É a partir daqui que o eco remete à simetria, ao rebatimento, por meio de dois objetos. Um primeiro, composto por duas foices da Beira Alta, de Mangualde, mimetiza a figura de uma cama, objeto do quotidiano comum, lugar do nós e do eu, este último tão individual quanto múltiplo, consciente e subconsciente. Seguidamente, um balde existe enquanto objeto isolado que aguarda, imóvel, pela projeção do seu recetor que se torna o outro lado, o eixo da peça, completando-a e finalizando-a. Dessa forma de reflexo, à similitude da imagem humana, surge uma peça inesperada e irónica que sugere significações e ideias tão introspetivas como científicas.

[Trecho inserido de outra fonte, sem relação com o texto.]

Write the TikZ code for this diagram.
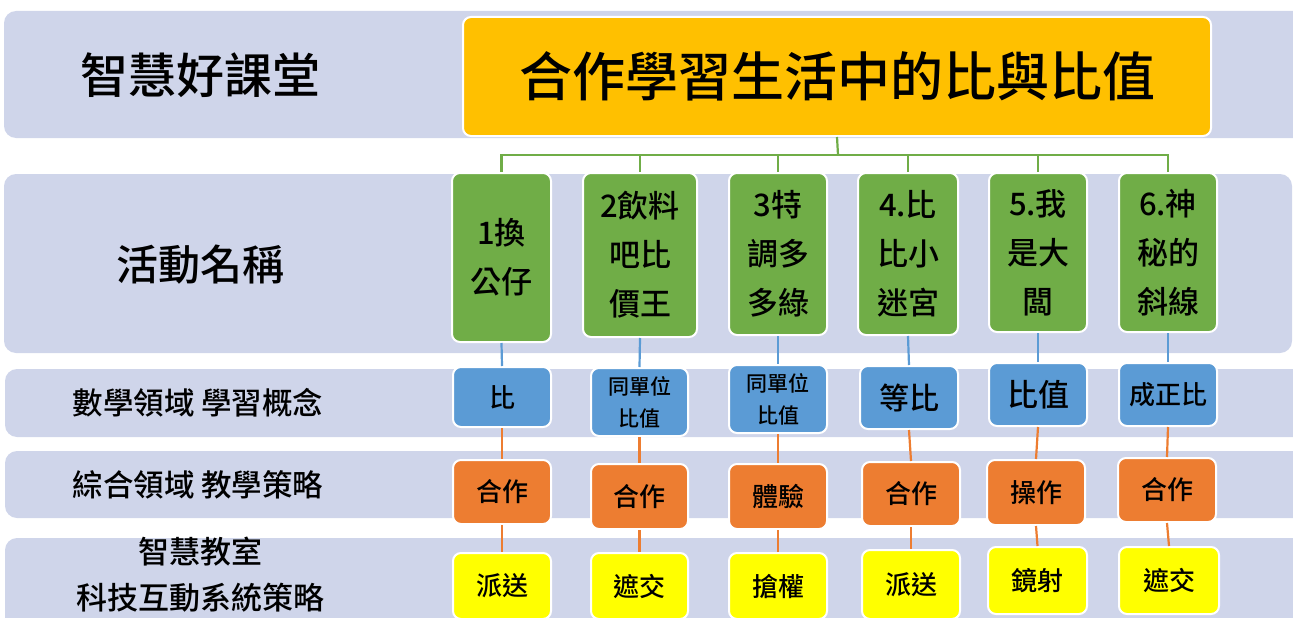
\documentclass[tikz,border=0pt]{standalone}
\usepackage{fontspec}
\setmainfont{Noto Sans CJK TC}[BoldFont={Noto Sans CJK TC Medium}]
\definecolor{bandc}{HTML}{CFD5EA}
\definecolor{grn}{HTML}{70AD47}
\definecolor{blu}{HTML}{5B9BD5}
\definecolor{org}{HTML}{ED7D31}
\definecolor{yel}{HTML}{FFFF00}
\definecolor{gold}{HTML}{FFC000}
\begin{document}
\begin{tikzpicture}[x=1pt,y=-1pt,
  band/.style={fill=bandc,rounded corners=12pt},
  box/.style={rectangle,rounded corners=8pt,draw=white,line width=2pt,inner sep=0pt,align=center,text=black,font=\bfseries},
  gbox/.style={box,fill=grn,font=\bfseries\fontsize{31}{49}\selectfont},
  bbox/.style={box,fill=blu},
  obox/.style={box,fill=org,font=\bfseries\fontsize{26}{30}\selectfont},
  ybox/.style={box,fill=yel,font=\bfseries\fontsize{26}{30}\selectfont},
  lbl/.style={align=center,inner sep=0pt,font=\bfseries},
  gline/.style={draw=grn,line width=2.2pt},
  bline/.style={draw=blu,line width=2.2pt},
  oline/.style={draw=org,line width=2.2pt}]
\useasboundingbox (0,0) rectangle (1293,618);
% bands
\fill[band] (4,11) rectangle (1320,138);
\fill[band] (4,174) rectangle (1292,353);
\fill[band] (5,369) rectangle (1320,437);
\fill[band] (5,451) rectangle (1320,518);
\fill[band] (5,538) rectangle (1320,640);
% left labels
\node[lbl,font=\bfseries\fontsize{48}{52}\selectfont] (l1) at (200,75) {智慧好課堂};
\node[lbl,font=\bfseries\fontsize{42}{46}\selectfont] (l2) at (200,265) {活動名稱};
\node[lbl,font=\bfseries\fontsize{30.5}{34}\selectfont] (l3) at (198,403) {數學領域 學習概念};
\node[lbl,font=\bfseries\fontsize{30.5}{34}\selectfont] (l4) at (198,485) {綜合領域 教學策略};
\node[lbl,font=\bfseries\fontsize{31}{46}\selectfont] (l5) at (200,575) {智慧教室\\科技互動系統策略};
% title
\node[box,fill=gold,minimum width=748pt,minimum height=119pt,font=\bfseries\fontsize{53}{60}\selectfont] (t) at (837,76.5) {合作學習生活中的比與比值};
% green boxes
\node[gbox,minimum width=99pt,minimum height=169pt] (g1) at (501.5,257.5) {1換\\公仔};
\node[gbox,minimum width=114pt,minimum height=164pt] (g2) at (640,255) {2飲料\\吧比\\價王};
\node[gbox,minimum width=98pt,minimum height=162pt] (g3) at (778,254) {3特\\調多\\多綠};
\node[gbox,minimum width=100pt,minimum height=162pt] (g4) at (908,254) {4.比\\比小\\迷宮};
\node[gbox,minimum width=98pt,minimum height=159pt] (g5) at (1038,252.5) {5.我\\是大\\闆};
\node[gbox,minimum width=98pt,minimum height=159pt] (g6) at (1168,252.5) {6.神\\秘的\\斜線};
% blue boxes
\node[bbox,minimum width=98pt,minimum height=60pt,font=\bfseries\fontsize{26}{30}\selectfont] (b1) at (502,397) {比};
\node[bbox,minimum width=97pt,minimum height=68pt,font=\bfseries\fontsize{21}{32}\selectfont] (b2) at (639.5,402) {同單位\\比值};
\node[bbox,minimum width=98pt,minimum height=68pt,font=\bfseries\fontsize{21}{32}\selectfont] (b3) at (778,399) {同單位\\比值};
\node[bbox,minimum width=98pt,minimum height=63pt,font=\bfseries\fontsize{30}{34}\selectfont] (b4) at (909,397.5) {等比};
\node[bbox,minimum width=98pt,minimum height=63pt,font=\bfseries\fontsize{31}{34}\selectfont] (b5) at (1038,394.5) {比值};
\node[bbox,minimum width=98pt,minimum height=63pt,font=\bfseries\fontsize{26}{30}\selectfont] (b6) at (1168,394.5) {成正比};
% orange boxes
\node[obox,minimum width=98pt,minimum height=64pt] (o1) at (502,492) {合作};
\node[obox,minimum width=97pt,minimum height=65pt] (o2) at (639.5,496.5) {合作};
\node[obox,minimum width=98pt,minimum height=65pt] (o3) at (778,496.5) {體驗};
\node[obox,minimum width=98pt,minimum height=64pt] (o4) at (911,494) {合作};
\node[obox,minimum width=98pt,minimum height=65pt] (o5) at (1036,492.5) {操作};
\node[obox,minimum width=98pt,minimum height=64pt] (o6) at (1167,490) {合作};
% yellow boxes
\node[ybox,minimum width=98pt,minimum height=66pt] (y1) at (502,586) {派送};
\node[ybox,minimum width=97pt,minimum height=66pt] (y2) at (639.5,586) {遮交};
\node[ybox,minimum width=98pt,minimum height=66pt] (y3) at (778,586) {搶權};
\node[ybox,minimum width=98pt,minimum height=69pt] (y4) at (911,584.5) {派送};
\node[ybox,minimum width=99pt,minimum height=67pt] (y5) at (1037.5,580.5) {鏡射};
\node[ybox,minimum width=100pt,minimum height=67pt] (y6) at (1169,580.5) {遮交};
% connectors
\coordinate (hub) at (838,155);
\draw[gline] (t.south) -- (hub);
\foreach \i in {1,...,6} {
  \draw[gline] (hub) -| (g\i.north);
  \draw[bline] (g\i.south) -- (b\i.north);
  \draw[oline] (b\i.south) -- (o\i.north);
  \draw[oline] (o\i.south) -- (y\i.north);
}
\end{tikzpicture}
\end{document}
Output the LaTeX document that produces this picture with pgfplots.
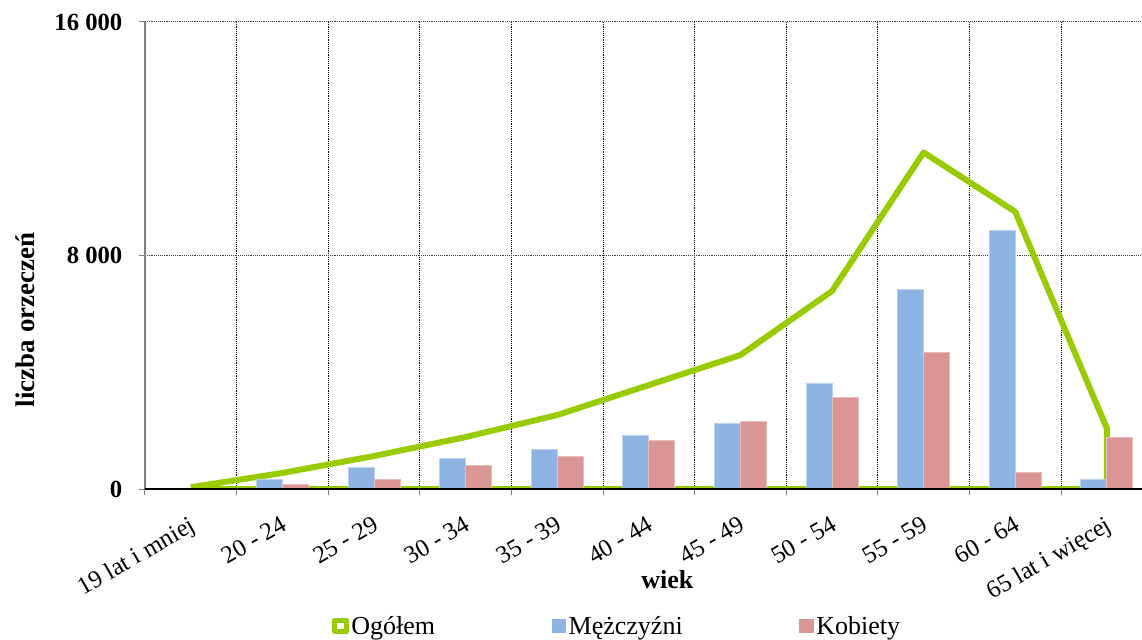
\documentclass[border=0pt]{standalone}
\usepackage{pgfplots}
\pgfplotsset{compat=1.18}
\usepackage{fontspec}
\setmainfont{Liberation Serif}
\definecolor{ogol}{HTML}{99CC00}
\definecolor{mfill}{HTML}{8EB4E3}
\definecolor{mdraw}{HTML}{B8CFEE}
\definecolor{kfill}{HTML}{D99694}
\definecolor{kdraw}{HTML}{E8BCBB}
\begin{document}
\begin{tikzpicture}
\begin{axis}[
  scale only axis, width=747.75pt, height=350.25pt,
  xmin=-0.5, xmax=10.384, ymin=0, ymax=16000,
  axis x line*=bottom, axis y line*=left,
  x axis line style={black, line width=0.9pt, -},
  y axis line style={gray, line width=0.9pt, -},
  font=\fontsize{19}{23}\selectfont,
  scaled y ticks=false,
  xtick={0,...,10},
  xticklabels={19 lat i mniej, 20 - 24, 25 - 29, 30 - 34, 35 - 39, 40 - 44, 45 - 49, 50 - 54, 55 - 59, 60 - 64, 65 lat i więcej},
  major x tick style={draw=none},
  minor xtick={-0.5,0.5,...,9.5},
  minor x tick style={gray, line width=0.75pt},
  minor tick length=4.5pt, major tick length=4.5pt,
  tick align=outside,
  xminorgrids=true, ymajorgrids=true,
  minor x grid style={black, densely dotted, line width=0.75pt},
  major y grid style={black!75, densely dotted, line width=0.75pt},
  ytick={0,8000,16000},
  yticklabels={0, 8 000, 16 000},
  major y tick style={gray, line width=0.75pt},
  yticklabel style={font=\bfseries\fontsize{18.5}{22}\selectfont, xshift=-9pt},
  xticklabel style={font=\fontsize{18.5}{22}\selectfont, rotate=30, anchor=north east, inner sep=0pt, yshift=-12pt, xshift=-9pt},
  xlabel={wiek},
  xlabel style={at={(axis description cs:0.524,-0.195)}, anchor=center, font=\bfseries\fontsize{19.5}{23}\selectfont},
  ylabel={liczba orzeczeń},
  ylabel style={at={(axis description cs:-0.120,0.362)}, anchor=center, font=\bfseries\fontsize{20.2}{23}\selectfont},
  legend columns=3,
  legend style={at={(axis description cs:0.474,-0.2934)}, anchor=center, draw=none, fill=none,
    font=\fontsize{19.5}{23}\selectfont,
    /tikz/every even column/.append style={column sep=85.5pt}},
]
\addplot[ogol, line width=4.5pt, line join=round, mark=none,
  legend image code/.code={\draw[ogol, line width=3.6pt, fill=white] (0pt,-4.3pt) rectangle (8.6pt,4.3pt);}]
  coordinates {(0,60) (1,550) (2,1130) (3,1780) (4,2535) (5,3560) (6,4590) (7,6780) (8,11530) (9,9500) (10,2080) (10,0) (0,0)};
\addplot[ybar, bar width=19.5pt, bar shift=-9.75pt, fill=mfill, draw=mdraw, line width=0.75pt,
  legend image code/.code={\fill[mfill] (0pt,-5pt) rectangle (10pt,5pt);}]
  coordinates {(0,30) (1,340) (2,720) (3,1030) (4,1370) (5,1850) (6,2260) (7,3600) (8,6850) (9,8870) (10,310)};
\addplot[ybar, bar width=19.5pt, bar shift=9.75pt, fill=kfill, draw=kdraw, line width=0.75pt,
  legend image code/.code={\fill[kfill] (0pt,-5pt) rectangle (10pt,5pt);}]
  coordinates {(0,10) (1,140) (2,340) (3,790) (4,1100) (5,1645) (6,2300) (7,3150) (8,4660) (9,580) (10,1750)};
\legend{Ogółem, Mężczyźni, Kobiety}
\draw[black, line width=0.9pt] (rel axis cs:0,0) -- (rel axis cs:1,0);
\end{axis}
\pgfresetboundingbox
\path ([xshift=-108.75pt,yshift=-112.5pt]current axis.south west) rectangle ([yshift=16.5pt]current axis.north east);
\end{tikzpicture}
\end{document}
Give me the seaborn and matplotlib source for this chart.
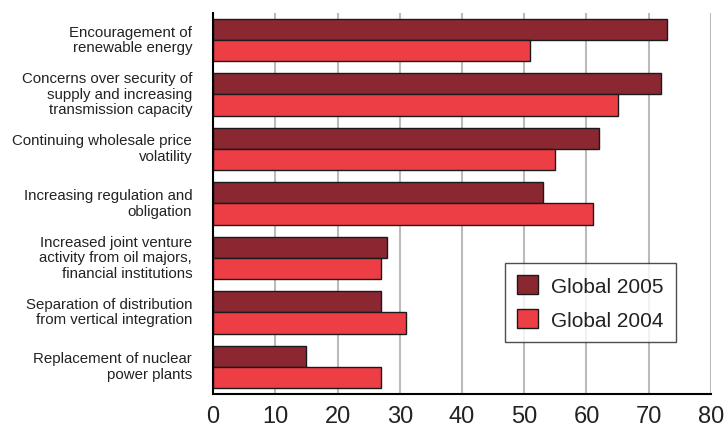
import matplotlib
matplotlib.use("Agg")
import matplotlib.pyplot as plt
import matplotlib.transforms as mtransforms
import seaborn as sns
import pandas as pd

categories = [
    "Encouragement of\nrenewable energy",
    "Concerns over security of\nsupply and increasing\ntransmission capacity",
    "Continuing wholesale price\nvolatility",
    "Increasing regulation and\nobligation",
    "Increased joint venture\nactivity from oil majors,\nfinancial institutions",
    "Separation of distribution\nfrom vertical integration",
    "Replacement of nuclear\npower plants",
]
series_names = ["Global 2005", "Global 2004"]
values_2005 = [73, 72, 62, 53, 28, 27, 15]
values_2004 = [51, 65, 55, 61, 27, 31, 27]
x_ticks = [0, 10, 20, 30, 40, 50, 60, 70, 80]

colors = ["#8A2731", "#EE3E45"]

df = pd.DataFrame({
    "category": categories * 2,
    "value": values_2005 + values_2004,
    "series": [series_names[0]] * len(categories) + [series_names[1]] * len(categories),
})

sns.set_style("white")
plt.rcParams["font.family"] = ["Liberation Sans", "DejaVu Sans"]

fig = plt.figure(figsize=(7.28, 4.27), dpi=100)
ax = fig.add_axes([0.2926, 0.075, 0.684, 0.8927])

sns.barplot(data=df, y="category", x="value", hue="series", order=categories,
            hue_order=series_names, palette=colors, orient="h", width=0.78,
            edgecolor="#1a1a1a", linewidth=1.0, ax=ax, saturation=1)

ax.set_xlim(0, 80)
ax.set_ylim(6.5, -0.5)
ax.set_xticks(x_ticks)
ax.set_xticklabels([str(t) for t in x_ticks], fontsize=17)
ax.tick_params(axis="x", length=0, pad=8, colors="#222222")
ax.tick_params(axis="y", length=0, pad=15)
offset = mtransforms.ScaledTranslation(0, 3 / 100, fig.dpi_scale_trans)
for lab in ax.get_yticklabels():
    lab.set_fontsize(10.8)
    lab.set_color("#222222")
    lab.set_horizontalalignment("right")
    lab.set_linespacing(1.15)
    lab.set_transform(lab.get_transform() + offset)
ax.set_xlabel("")
ax.set_ylabel("")
ax.xaxis.grid(True, color="#BBBBBB", linewidth=1.5)
ax.set_axisbelow(True)
for s in ["top", "right"]:
    ax.spines[s].set_visible(False)
for s in ["left", "bottom"]:
    ax.spines[s].set_visible(True)
    ax.spines[s].set_color("black")
    ax.spines[s].set_linewidth(1.5)

leg = ax.legend(loc="lower left", bbox_to_anchor=(0.586, 0.136), fontsize=15,
                frameon=True, fancybox=False, edgecolor="#222222",
                handlelength=1.0, handleheight=1.0, labelspacing=0.65,
                borderpad=0.6, handletextpad=0.6, borderaxespad=0)
leg.get_frame().set_linewidth(1.0)
for t in leg.get_texts():
    t.set_color("#222222")

fig.savefig("out.png", dpi=100)
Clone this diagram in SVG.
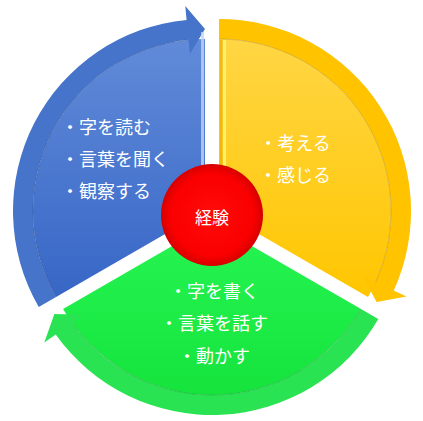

O artista destaca como referência principal o processo de reprodução genética, a clonagem, algo que convoca não só questões práticas e físicas, como sociais, morais e éticas.
Por fim, é sob a forma de tríptico que se revelam as imagens que fecham esta exposição, capturadas nos Açores, na ilha de São Miguel, onde Pedro Tudela esteve em residência artística. As três fotografias, de qualidades imagética e estética indiscutíveis, fornecem uma visão invertida de elementos pertencentes a uma atmosfera que, em certa medida, recorda o que os restantes objetos expostos convocam: a atualidade, o antropoceno, o homem e o mundo em que ele habita, do qual usufrui e contamina, com as infinitas problemáticas e interrogações a que esta tão abrangente matéria possa remeter.
O mais recente trabalho de Pedro Tudela é tão rigoroso e marcante quanto delicado, composto por ações, linguagens e discursos assertivos e subtis. Assim se materializa e projeta no espaço uma série de objetos com evidente harmonia física, visual, estética, sensorial e experiencial. Trata-se de uma obra plena, completa e igualmente ampla, suscetível de experiências, significações e interações várias. Com efeito, assim se afirma uma das melhores exposições já alguma vez realizadas na Kubikgallery, imprescindível de visitar, até ao dia 13 de julho.